Joyeux Noel (2023 TV Movie)
1/10
This movie FLATLINED.
11 November 2023
Warning: Spoilers
If you, like some people, think that Hallmark Christmas movies couldn't possibly get any worse, YOU ARE WRONG. You are so wrong, you should be named Mr. False McWrongerton because there is a much, Much, MUCH lower level of Hallmark Hell that I wasn't fully aware existed...until I watched "Joyeux Noel" last night.

Lea, a copy editor/grammar nazi, at The Post opened the movie "Joyeux Noel" in some random antique trinket shop, reading a children's bedtime story about two strangers locking eyes and falling in love (before knowing each other's names, occupations, religious beliefs, socioeconomic status, or whether the other person snores or not). Apparently, this was a story that Lea's dad (who is now dead) and mom (who needs to cut the umbilical cord already) used to read to her nearly every night of Lea's childhood, which is why she idolizes love at first sight - and has remained tellingly single well into her thirties. On her way out the door of the shop with her mom, Lea purchased an old jewelry/music box from France on a whim.

As our nation fawned over a newfound romantic painting of some faceless, womanly-shaped body, Lea watched the news about it from her living room while she messed with her new box and happened to find a tiny journal in a drawer of the antique box that had a detailed pencil drawing of the famous painting and unfinished journal entries about two teenagers falling desperately into forbidden love! This discovery part of the movie was terrible...and it only got worse from there.

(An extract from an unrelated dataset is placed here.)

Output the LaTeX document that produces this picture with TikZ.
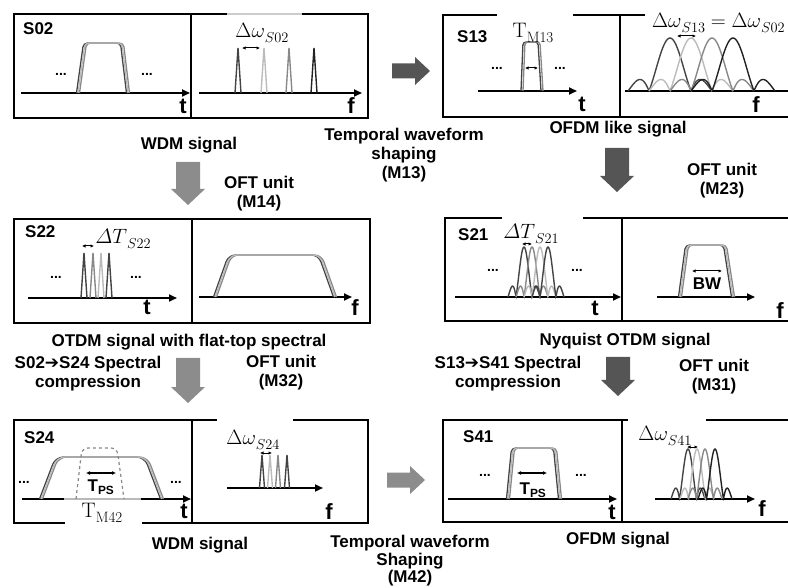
\documentclass[tikz,border=0pt]{standalone}
\usepackage{fontspec}
\setsansfont{Liberation Sans}
\newfontfamily\symfont{DejaVu Sans}
\usepackage{tikz}
\usetikzlibrary{arrows.meta}

\definecolor{arrdark}{HTML}{555555}
\definecolor{arrlight}{HTML}{8C8C8C}
\definecolor{gdark}{HTML}{444444}
\definecolor{gmid}{HTML}{888888}
\definecolor{glight}{HTML}{BBBBBB}
\definecolor{gblack}{HTML}{222222}

% subscript set a little larger than TeX's default
\newcommand\lowsub[1]{\raisebox{-4.5pt}{\fontsize{15}{15}\selectfont$#1$}}

\begin{document}
\begin{tikzpicture}[x=1pt, y=-1pt,
    boxline/.style={line width=2pt, black},
    axisline/.style={line width=1.8pt, -{Triangle[length=8pt,width=7pt]}},
    pulse/.style={line width=1.3pt, rounded corners=4pt},
    specline/.style={line width=1.4pt},
    dimarrow/.style={line width=1pt, {Latex[length=3.5pt,width=3.5pt]}-{Latex[length=3.5pt,width=3.5pt]}},
    lbl/.style={font=\sffamily\bfseries\fontsize{17}{19}\selectfont, inner sep=0pt, align=center},
    tag/.style={lbl, anchor=west},
    axlbl/.style={font=\sffamily\bfseries\fontsize{22}{22}\selectfont, inner sep=0pt},
    mlbl/.style={font=\fontsize{21}{23}\selectfont, inner sep=0pt},
    dotlbl/.style={font=\sffamily\bfseries\fontsize{14}{14}\selectfont, inner sep=0pt}]
    \useasboundingbox (0,0) rectangle (788,588);

    % ---- S02 : WDM signal
    \draw[boxline] (14,14) rectangle (368,118);
    \draw[boxline] (191,14) -- (191,118);
    \draw[line width=2.2pt, gray!40] (227,14) -- (302,14);
    \draw[axisline] (21,93) -- (190,93);
    \draw[axisline] (199,93) -- (362,93);
    \foreach \d/\c in {-1.5/gdark, 1.5/gmid, 0/glight}
        \draw[pulse, \c, xshift=\d] (78,93) -- (85,43) -- (122,43) -- (128,93);
    \foreach \x/\c in {238/gdark, 264/glight, 289/gmid, 314/gblack}
        \draw[specline, \c] (\x-3,93) -- (\x,48) -- (\x+3,93);
    \draw[dimarrow] (242,48) -- (260,48);
    \node[tag] (s02) at (23,29) {S02};
    \node[mlbl] (dw02) at (262,33) {$\Delta\omega$\lowsub{S02}};
    \node[dotlbl] (d02a) at (61,74) {...};
    \node[dotlbl] (d02b) at (147,74) {...};
    \node[axlbl] (t02) at (183,106) {t};
    \node[axlbl] (f02) at (351,106) {f};

    % ---- S13 : OFDM like signal
    \draw[boxline] (497,15) -- (443,15) -- (443,117) -- (790,117);
    \draw[boxline] (573,15) -- (645,15);
    \draw[boxline] (620,15) -- (620,117);
    \draw[axisline] (478,91) -- (577,91);
    \draw[line width=1.8pt] (625,91) -- (790,91);
    \foreach \d/\c in {-1/gdark, 1/gmid}
        \draw[pulse, rounded corners=3pt, \c, xshift=\d] (522,91) -- (524,42) -- (539,42) -- (542,91);
    \draw[dimarrow] (525,68) -- (538,68);
    \foreach \p/\c in {670/gdark, 691/glight, 712/gmid, 733/gblack}
        \draw[specline, \c] plot[domain=-2:2, samples=80]
            ({\p+21*\x}, {91-53*abs(sin(180*\x)/(3.14159*\x))});
    \draw[dimarrow] (677,36) -- (696,36);
    \node[tag] (s13) at (457,37) {S13};
    \node[mlbl] (tm13) at (533,33) {T\lowsub{\mathrm{M13}}};
    \node[mlbl, anchor=west] (dw13) at (652,23) {$\Delta\omega$\lowsub{S13}${}=\Delta\omega$\lowsub{S02}};
    \node[dotlbl] (d13a) at (497,68) {...};
    \node[dotlbl] (d13b) at (560,68) {...};
    \node[axlbl] (t13) at (582,104) {t};
    \node[axlbl] (f13) at (756,105) {f};

    % ---- labels between the rows
    \node[lbl] (wdm1) at (189,145) {WDM signal};
    \node[lbl] (oft14) at (259,194) {OFT unit\\(M14)};
    \node[lbl] (tws13) at (404,155) {Temporal waveform\\shaping\\(M13)};
    \node[lbl] (ofdml) at (618,129) {OFDM like signal};
    \node[lbl] (oft23) at (722,181) {OFT unit\\(M23)};

    % ---- S22 : OTDM signal with flat-top spectral
    \draw[boxline] (14,219) rectangle (370,323);
    \draw[boxline] (192,219) -- (192,323);
    \draw[axisline] (28,298) -- (177,298);
    \draw[axisline] (199,297) -- (352,297);
    \foreach \x/\c in {84/gdark, 93/gmid, 101/glight, 109/gdark}
        \draw[specline, \c] (\x-3,298) -- (\x,253) -- (\x+3,298);
    \draw[dimarrow] (82,246) -- (94,246);
    \foreach \d/\c in {-1.5/gdark, 1.5/gmid, 0/glight}
        \draw[pulse, rounded corners=7pt, \c, xshift=\d] (215,297) -- (230,255) -- (320,255) -- (335,297);
    \node[tag] (s22) at (25,232) {S22};
    \node[mlbl] (dt22) at (123,239) {$\mathnormal{\Delta}T$\lowsub{S22}};
    \node[dotlbl] (d22a) at (56,277) {...};
    \node[dotlbl] (d22b) at (136,277) {...};
    \node[axlbl] (t22) at (147,307) {t};
    \node[axlbl] (f22) at (355,308) {f};

    % ---- S21 : Nyquist OTDM signal
    \draw[boxline] (502,218) -- (445,218) -- (445,321) -- (790,321);
    \draw[boxline] (583,218) -- (790,218);
    \draw[boxline] (622,218) -- (622,321);
    \draw[axisline] (455,297) -- (621,297);
    \draw[axisline] (657,297) -- (755,297);
    \foreach \p/\c in {524/gdark, 532/gmid, 540/glight, 548/gdark}
        \draw[specline, \c] plot[domain=-2:2, samples=80]
            ({\p+8*\x}, {297-50*abs(sin(180*\x)/(3.14159*\x))});
    \draw[dimarrow] (522,244) -- (532,244);
    \foreach \d/\c in {-1.5/gdark, 1.5/gmid, 0/glight}
        \draw[pulse, \c, xshift=\d] (680,297) -- (687,245) -- (725,245) -- (733,297);
    \draw[dimarrow] (692,271) -- (722,271);
    \node[tag] (s21) at (458,235) {S21};
    \node[mlbl] (dt21) at (531,234) {$\mathnormal{\Delta}T$\lowsub{S21}};
    \node[dotlbl] (d21a) at (493,270) {...};
    \node[dotlbl] (d21b) at (577,270) {...};
    \node[lbl] (bw) at (707,284) {BW};
    \node[axlbl] (t21) at (595,308) {t};
    \node[axlbl] (f21) at (780,311) {f};

    % ---- labels between the rows
    \node[lbl] (otdm) at (189,342) {OTDM signal with flat-top spectral};
    \node[lbl] (nyq) at (625,341) {Nyquist OTDM signal};
    \node[lbl] (comp24) at (88,374) {S02{\symfont\mdseries ➔}S24 Spectral\\compression};
    \node[lbl] (oft32) at (281,373) {OFT unit\\(M32)};
    \node[lbl] (comp41) at (508,374) {S13{\symfont\mdseries ➔}S41 Spectral\\compression};
    \node[lbl] (oft31) at (714,377) {OFT unit\\(M31)};

    % ---- S24 : WDM signal
    \draw[boxline] (217,420) -- (14,420) -- (14,523) -- (65,523);
    \draw[boxline] (293,420) -- (368,420) -- (368,523) -- (142,523);
    \draw[boxline] (192,420) -- (192,523);
    \draw[line width=1.8pt] (22,499) -- (64,499);
    \draw[line width=1.8pt, gray!55] (64,499) -- (141,499);
    \draw[axisline] (141,499) -- (191,499);
    \draw[axisline] (227,488) -- (323,488);
    \foreach \d/\c in {-1.5/gdark, 1.5/gmid, 0/glight}
        \draw[pulse, rounded corners=8pt, \c, xshift=\d] (41,499) -- (57,457) -- (146,457) -- (162,499);
    \draw[gmid, dashed, line width=1.2pt, rounded corners=6pt] (76,499) -- (82,448) -- (117,448) -- (124,499);
    \draw[line width=1.3pt, {Latex[length=4pt,width=4pt]}-{Latex[length=4pt,width=4pt]}] (86,473) -- (116,473);
    \foreach \x/\c in {262/gdark, 270/glight, 278/gmid, 287/gdark}
        \draw[specline, \c] (\x-2.5,488) -- (\x,455) -- (\x+2.5,488);
    \draw[dimarrow] (260,453) -- (272,453);
    \node[tag] (s24) at (24,438) {S24};
    \node[lbl] (tps24) at (101,487) {T\textsubscript{PS}};
    \node[mlbl] (tm42) at (102,513) {T\lowsub{\mathrm{M42}}};
    \node[mlbl] (dw24) at (253,440) {$\Delta\omega$\lowsub{S24}};
    \node[dotlbl] (d24a) at (24,482) {...};
    \node[dotlbl] (d24b) at (176,482) {...};
    \node[axlbl] (t24) at (184,511) {t};
    \node[axlbl] (f24) at (329,512) {f};

    % ---- S41 : OFDM signal
    \draw[boxline] (628,420) -- (443,420) -- (443,522) -- (790,522);
    \draw[boxline] (706,420) -- (790,420);
    \draw[boxline] (622,420) -- (622,522);
    \draw[axisline] (448,499) -- (617,499);
    \draw[axisline] (655,499) -- (755,499);
    \foreach \d/\c in {-1.5/gdark, 1.5/gmid, 0/glight}
        \draw[pulse, \c, xshift=\d] (508,499) -- (513,448) -- (555,448) -- (560,499);
    \draw[line width=1.3pt, {Latex[length=4pt,width=4pt]}-{Latex[length=4pt,width=4pt]}] (517,473) -- (547,473);
    \foreach \p/\c in {688/gdark, 697/glight, 705/gmid, 715/gblack}
        \draw[specline, \c] plot[domain=-2:2, samples=80]
            ({\p+8.5*\x}, {499-50*abs(sin(180*\x)/(3.14159*\x))});
    \draw[dimarrow] (687,447) -- (698,447);
    \node[tag] (s41) at (463,437) {S41};
    \node[lbl] (tps41) at (533,490) {T\textsubscript{PS}};
    \node[mlbl] (dw41) at (665,436) {$\Delta\omega$\lowsub{S41}};
    \node[dotlbl] (d41a) at (485,475) {...};
    \node[dotlbl] (d41b) at (581,475) {...};
    \node[axlbl] (t41) at (612,512) {t};
    \node[axlbl] (f41) at (762,509) {f};

    % ---- bottom labels
    \node[lbl] (wdm2) at (200,545) {WDM signal};
    \node[lbl, font=\sffamily\bfseries\fontsize{17}{17.5}\selectfont] (tws42) at (410,561) {Temporal waveform\\Shaping\\(M42)};
    \node[lbl] (ofdm) at (618,540) {OFDM signal};

    % ---- block arrows
    \foreach \x/\ya/\yb/\c in {188/162/205/arrlight, 617/148/192/arrdark,
                              188/358/403/arrlight, 618/357/396/arrdark}
        \fill[\c] (\x-12,\ya) -- (\x+12,\ya) -- (\x+12,\yb-16) -- (\x+17,\yb-16)
            -- (\x,\yb) -- (\x-17,\yb-16) -- (\x-12,\yb-16) -- cycle;
    \foreach \xa/\xb/\y/\c in {392/430/71/arrdark, 387/425/480/arrlight}
        \fill[\c] (\xa,\y-7.5) -- (\xb-15,\y-7.5) -- (\xb-15,\y-14) -- (\xb,\y)
            -- (\xb-15,\y+14) -- (\xb-15,\y+7.5) -- (\xa,\y+7.5) -- cycle;
\end{tikzpicture}
\end{document}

Lea's quirky work friend pitched the story idea of tracking down this artist and finding out more about the love story to their boss at the newspaper, which is how Lea ended up in small town, France with actual journalist, Mark. Lea was ecstatic because local legend has it that you will lock eyes with your true love at the town's market at Christmas time. Mark is cynical and underwhelmed. Upon landing, Mark immediately made the wise decision to go straight to the hotel to sleep off jet lag, but Lea beelined from food vendor to food vendor at the Christmas market, eating her way through town like the very hungry caterpillar...and always keeping an eye out for a man in the hope of eventually locking eyes with her true love. That never happens. 🙄

Mark & Lea spend the rest of the movie trapped on the same movie set together, recreating the scenes of the love story written in the journal as some weird way of conducting actual sleuthing to find clues that will uncover what happened to the artist and his "true love". At one point, we were subjected to one of the worst montages we've ever seen in a Hallmark movie where the two actors simply walk back and forth across the same set at different times of day while we hear them talk about stuff. The only redeeming parts to this movie were the French kids who kept kicking Mark in the shins...and the mischievous little gnomes.

In the end, Mark and Lea solve the mystery. They discover the artist/writer of the journal, in time to learn that the girl he wrote about never showed up at the church so they could elope, he never saw her again, and he eventually married someone else entirely; crushing Lea's unrealistic idea of love. Yet somehow, by some Christmas miracle because there was literally no spark, Lea and Mark fall in love with each other. I don't understand HOW because Lea spends most of their interactions POLICING MARK'S GRAMMAR. Honestly, I've never been so thankful to see Hallmark roll credits.

Oh, wait! I HAVE been just as thankful to see Hallmark roll credits when this same actress (from the show Grey's Anatomy) starred in another Hallmark Christmas movie LAST YEAR! Listen, I review all new Hallmark releases each year on my FB page for the sheer joy of subjecting my husband to watching all of them so we can poke fun at each one together, like some sadistic bonding activity. Last year's movie was SO BAD I refused to review it and I left it off of my movie rating list entirely as punishment for wasting 84 minutes of my life. Its name was "My Southern Family Christmas" (also starring Jaicy Elliot), it was about - get this - a journalist who went in search of a heartwarming story at Christmas and fell in love, and it's tagline was - GET THIS - "Put a Little Joyeux Into Your Noel". I know what I'm about to say might shock some of you, but I think Hallmark might be RECYCLING MATERIAL EACH YEAR.